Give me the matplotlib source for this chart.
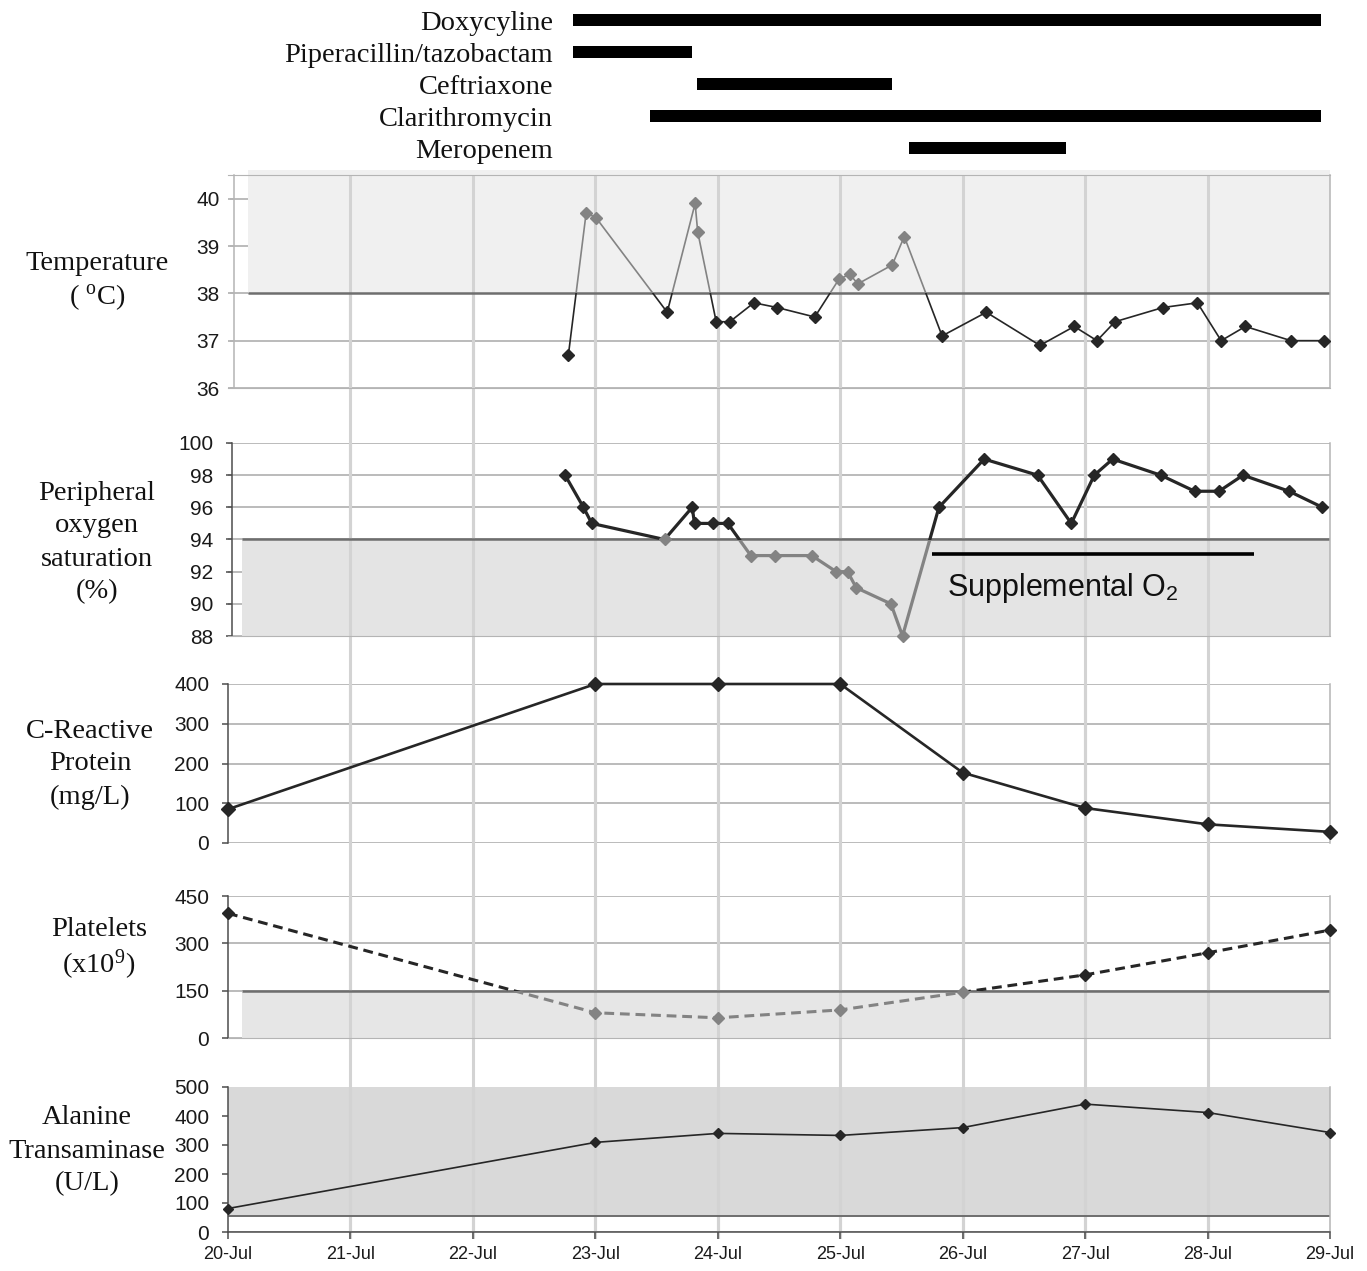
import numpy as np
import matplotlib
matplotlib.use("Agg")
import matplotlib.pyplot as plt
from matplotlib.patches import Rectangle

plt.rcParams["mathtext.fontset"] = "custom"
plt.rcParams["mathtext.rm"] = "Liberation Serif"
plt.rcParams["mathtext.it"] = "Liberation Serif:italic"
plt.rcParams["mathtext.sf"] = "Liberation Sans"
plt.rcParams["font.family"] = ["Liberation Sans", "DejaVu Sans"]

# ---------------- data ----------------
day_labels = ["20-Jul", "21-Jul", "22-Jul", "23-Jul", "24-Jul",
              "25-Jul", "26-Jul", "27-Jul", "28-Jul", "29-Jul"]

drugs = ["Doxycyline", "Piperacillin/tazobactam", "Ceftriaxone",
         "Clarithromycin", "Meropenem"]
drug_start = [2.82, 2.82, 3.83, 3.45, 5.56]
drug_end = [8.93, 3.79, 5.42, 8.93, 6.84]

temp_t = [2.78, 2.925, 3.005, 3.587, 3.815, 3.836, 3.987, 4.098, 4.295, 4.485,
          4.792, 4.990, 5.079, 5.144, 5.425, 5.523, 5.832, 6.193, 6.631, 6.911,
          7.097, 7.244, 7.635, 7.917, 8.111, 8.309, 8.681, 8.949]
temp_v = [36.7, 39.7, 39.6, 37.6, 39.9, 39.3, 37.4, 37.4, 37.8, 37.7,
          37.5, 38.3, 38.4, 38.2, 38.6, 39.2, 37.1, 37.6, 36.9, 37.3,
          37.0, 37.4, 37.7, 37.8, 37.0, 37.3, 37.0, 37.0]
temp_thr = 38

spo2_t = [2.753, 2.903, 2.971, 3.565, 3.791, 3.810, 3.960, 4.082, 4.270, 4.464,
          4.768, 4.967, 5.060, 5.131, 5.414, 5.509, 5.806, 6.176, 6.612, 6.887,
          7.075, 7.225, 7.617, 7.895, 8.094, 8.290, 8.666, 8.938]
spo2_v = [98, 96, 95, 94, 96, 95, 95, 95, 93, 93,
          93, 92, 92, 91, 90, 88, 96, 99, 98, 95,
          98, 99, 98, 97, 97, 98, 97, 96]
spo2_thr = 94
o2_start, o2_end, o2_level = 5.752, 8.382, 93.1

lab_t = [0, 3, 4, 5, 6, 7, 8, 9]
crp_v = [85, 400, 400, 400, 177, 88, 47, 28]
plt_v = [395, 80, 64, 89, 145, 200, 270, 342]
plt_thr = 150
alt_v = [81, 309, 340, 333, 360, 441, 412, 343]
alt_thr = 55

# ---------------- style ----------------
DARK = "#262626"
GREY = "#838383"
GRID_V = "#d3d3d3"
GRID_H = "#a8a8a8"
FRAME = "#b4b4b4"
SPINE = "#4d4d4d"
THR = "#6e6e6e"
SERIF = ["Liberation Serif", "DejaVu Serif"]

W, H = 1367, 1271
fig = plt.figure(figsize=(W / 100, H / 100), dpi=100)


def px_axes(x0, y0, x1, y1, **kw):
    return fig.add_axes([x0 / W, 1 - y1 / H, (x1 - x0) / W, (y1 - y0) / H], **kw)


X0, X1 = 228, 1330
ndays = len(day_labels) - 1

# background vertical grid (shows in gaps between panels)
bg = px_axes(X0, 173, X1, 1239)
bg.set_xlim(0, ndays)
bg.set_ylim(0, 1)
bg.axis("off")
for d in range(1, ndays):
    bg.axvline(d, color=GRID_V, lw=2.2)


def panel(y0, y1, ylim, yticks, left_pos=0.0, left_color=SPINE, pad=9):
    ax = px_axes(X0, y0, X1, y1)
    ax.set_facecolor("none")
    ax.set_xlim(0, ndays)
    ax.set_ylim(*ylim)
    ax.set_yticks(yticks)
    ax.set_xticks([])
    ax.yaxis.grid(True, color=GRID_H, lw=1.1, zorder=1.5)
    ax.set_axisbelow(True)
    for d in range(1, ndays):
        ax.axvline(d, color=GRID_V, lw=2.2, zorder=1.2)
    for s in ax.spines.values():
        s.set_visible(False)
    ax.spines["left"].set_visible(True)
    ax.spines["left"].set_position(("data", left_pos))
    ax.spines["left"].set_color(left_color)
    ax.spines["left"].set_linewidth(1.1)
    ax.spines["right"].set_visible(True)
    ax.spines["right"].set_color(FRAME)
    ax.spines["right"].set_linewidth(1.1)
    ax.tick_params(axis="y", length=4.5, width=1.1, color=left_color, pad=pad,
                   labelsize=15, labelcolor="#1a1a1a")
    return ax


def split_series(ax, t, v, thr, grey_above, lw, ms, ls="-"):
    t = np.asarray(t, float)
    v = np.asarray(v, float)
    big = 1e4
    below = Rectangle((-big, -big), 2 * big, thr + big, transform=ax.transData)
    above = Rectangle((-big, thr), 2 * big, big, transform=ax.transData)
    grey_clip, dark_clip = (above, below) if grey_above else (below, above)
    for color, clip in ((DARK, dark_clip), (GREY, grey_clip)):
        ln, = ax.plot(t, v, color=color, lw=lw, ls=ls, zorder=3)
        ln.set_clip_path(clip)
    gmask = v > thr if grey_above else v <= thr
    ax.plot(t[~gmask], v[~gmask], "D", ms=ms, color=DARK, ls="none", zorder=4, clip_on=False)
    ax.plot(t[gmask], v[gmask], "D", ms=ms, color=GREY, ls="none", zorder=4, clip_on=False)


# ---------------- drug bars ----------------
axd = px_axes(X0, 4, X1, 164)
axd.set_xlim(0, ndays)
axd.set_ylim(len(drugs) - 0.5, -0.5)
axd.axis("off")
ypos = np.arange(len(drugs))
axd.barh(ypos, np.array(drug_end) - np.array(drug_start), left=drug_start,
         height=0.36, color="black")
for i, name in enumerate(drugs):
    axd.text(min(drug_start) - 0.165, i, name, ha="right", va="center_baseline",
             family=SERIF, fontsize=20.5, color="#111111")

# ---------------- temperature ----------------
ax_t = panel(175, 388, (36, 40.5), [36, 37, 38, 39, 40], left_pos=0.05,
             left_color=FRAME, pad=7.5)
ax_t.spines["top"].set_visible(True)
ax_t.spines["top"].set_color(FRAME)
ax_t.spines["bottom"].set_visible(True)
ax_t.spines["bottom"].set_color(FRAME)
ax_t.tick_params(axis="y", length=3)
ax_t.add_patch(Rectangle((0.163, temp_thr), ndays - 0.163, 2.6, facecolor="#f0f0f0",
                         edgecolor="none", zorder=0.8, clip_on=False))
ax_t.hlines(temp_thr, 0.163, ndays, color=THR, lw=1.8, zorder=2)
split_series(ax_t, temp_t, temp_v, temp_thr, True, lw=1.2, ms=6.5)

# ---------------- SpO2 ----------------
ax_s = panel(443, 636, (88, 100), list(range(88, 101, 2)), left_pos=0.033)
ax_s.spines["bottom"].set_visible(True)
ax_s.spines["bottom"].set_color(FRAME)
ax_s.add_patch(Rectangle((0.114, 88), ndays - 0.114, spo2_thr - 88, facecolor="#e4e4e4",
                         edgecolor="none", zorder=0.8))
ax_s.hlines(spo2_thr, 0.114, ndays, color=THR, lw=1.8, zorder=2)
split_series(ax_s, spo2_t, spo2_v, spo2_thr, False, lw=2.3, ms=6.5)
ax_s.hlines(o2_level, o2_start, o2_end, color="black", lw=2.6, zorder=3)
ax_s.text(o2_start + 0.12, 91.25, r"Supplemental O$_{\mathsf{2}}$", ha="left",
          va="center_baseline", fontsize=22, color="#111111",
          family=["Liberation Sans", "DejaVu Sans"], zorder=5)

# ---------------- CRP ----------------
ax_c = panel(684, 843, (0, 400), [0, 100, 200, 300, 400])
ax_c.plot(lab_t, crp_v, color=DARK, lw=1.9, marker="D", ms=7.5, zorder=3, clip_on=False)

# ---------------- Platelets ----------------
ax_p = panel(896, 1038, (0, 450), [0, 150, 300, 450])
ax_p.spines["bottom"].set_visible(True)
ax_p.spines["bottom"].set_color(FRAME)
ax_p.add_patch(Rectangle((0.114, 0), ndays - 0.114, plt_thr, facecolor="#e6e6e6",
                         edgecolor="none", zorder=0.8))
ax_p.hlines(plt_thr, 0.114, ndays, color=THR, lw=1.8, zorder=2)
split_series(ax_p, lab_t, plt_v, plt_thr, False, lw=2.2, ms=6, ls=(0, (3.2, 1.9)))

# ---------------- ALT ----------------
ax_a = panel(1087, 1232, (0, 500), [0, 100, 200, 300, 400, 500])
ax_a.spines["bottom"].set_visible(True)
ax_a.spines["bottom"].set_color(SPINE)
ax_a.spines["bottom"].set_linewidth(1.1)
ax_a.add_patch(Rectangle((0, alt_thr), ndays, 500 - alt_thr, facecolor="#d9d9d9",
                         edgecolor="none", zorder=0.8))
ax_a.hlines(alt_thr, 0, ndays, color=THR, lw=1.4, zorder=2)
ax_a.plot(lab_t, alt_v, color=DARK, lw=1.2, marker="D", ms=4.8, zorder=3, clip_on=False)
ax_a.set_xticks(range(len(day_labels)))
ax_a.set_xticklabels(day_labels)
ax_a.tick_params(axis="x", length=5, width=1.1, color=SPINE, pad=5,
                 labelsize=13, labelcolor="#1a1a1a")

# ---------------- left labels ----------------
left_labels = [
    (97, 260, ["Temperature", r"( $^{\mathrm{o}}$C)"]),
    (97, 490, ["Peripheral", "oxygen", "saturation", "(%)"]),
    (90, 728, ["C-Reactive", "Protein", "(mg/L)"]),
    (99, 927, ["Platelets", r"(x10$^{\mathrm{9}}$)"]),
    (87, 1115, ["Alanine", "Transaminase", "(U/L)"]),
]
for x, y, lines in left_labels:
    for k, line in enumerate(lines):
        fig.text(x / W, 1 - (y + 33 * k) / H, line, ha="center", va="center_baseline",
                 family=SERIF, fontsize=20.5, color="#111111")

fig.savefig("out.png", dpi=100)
++++++++++++++++++++
Begin at the first line of the material and copy each line exactly through the one containing "alt_thr = 55". Omit pictures.

Give me the matplotlib source for this chart.
import numpy as np
import matplotlib
matplotlib.use("Agg")
import matplotlib.pyplot as plt
from matplotlib.patches import Rectangle

plt.rcParams["mathtext.fontset"] = "custom"
plt.rcParams["mathtext.rm"] = "Liberation Serif"
plt.rcParams["mathtext.it"] = "Liberation Serif:italic"
plt.rcParams["mathtext.sf"] = "Liberation Sans"
plt.rcParams["font.family"] = ["Liberation Sans", "DejaVu Sans"]

# ---------------- data ----------------
day_labels = ["20-Jul", "21-Jul", "22-Jul", "23-Jul", "24-Jul",
              "25-Jul", "26-Jul", "27-Jul", "28-Jul", "29-Jul"]

drugs = ["Doxycyline", "Piperacillin/tazobactam", "Ceftriaxone",
         "Clarithromycin", "Meropenem"]
drug_start = [2.82, 2.82, 3.83, 3.45, 5.56]
drug_end = [8.93, 3.79, 5.42, 8.93, 6.84]

temp_t = [2.78, 2.925, 3.005, 3.587, 3.815, 3.836, 3.987, 4.098, 4.295, 4.485,
          4.792, 4.990, 5.079, 5.144, 5.425, 5.523, 5.832, 6.193, 6.631, 6.911,
          7.097, 7.244, 7.635, 7.917, 8.111, 8.309, 8.681, 8.949]
temp_v = [36.7, 39.7, 39.6, 37.6, 39.9, 39.3, 37.4, 37.4, 37.8, 37.7,
          37.5, 38.3, 38.4, 38.2, 38.6, 39.2, 37.1, 37.6, 36.9, 37.3,
          37.0, 37.4, 37.7, 37.8, 37.0, 37.3, 37.0, 37.0]
temp_thr = 38

spo2_t = [2.753, 2.903, 2.971, 3.565, 3.791, 3.810, 3.960, 4.082, 4.270, 4.464,
          4.768, 4.967, 5.060, 5.131, 5.414, 5.509, 5.806, 6.176, 6.612, 6.887,
          7.075, 7.225, 7.617, 7.895, 8.094, 8.290, 8.666, 8.938]
spo2_v = [98, 96, 95, 94, 96, 95, 95, 95, 93, 93,
          93, 92, 92, 91, 90, 88, 96, 99, 98, 95,
          98, 99, 98, 97, 97, 98, 97, 96]
spo2_thr = 94
o2_start, o2_end, o2_level = 5.752, 8.382, 93.1

lab_t = [0, 3, 4, 5, 6, 7, 8, 9]
crp_v = [85, 400, 400, 400, 177, 88, 47, 28]
plt_v = [395, 80, 64, 89, 145, 200, 270, 342]
plt_thr = 150
alt_v = [81, 309, 340, 333, 360, 441, 412, 343]
alt_thr = 55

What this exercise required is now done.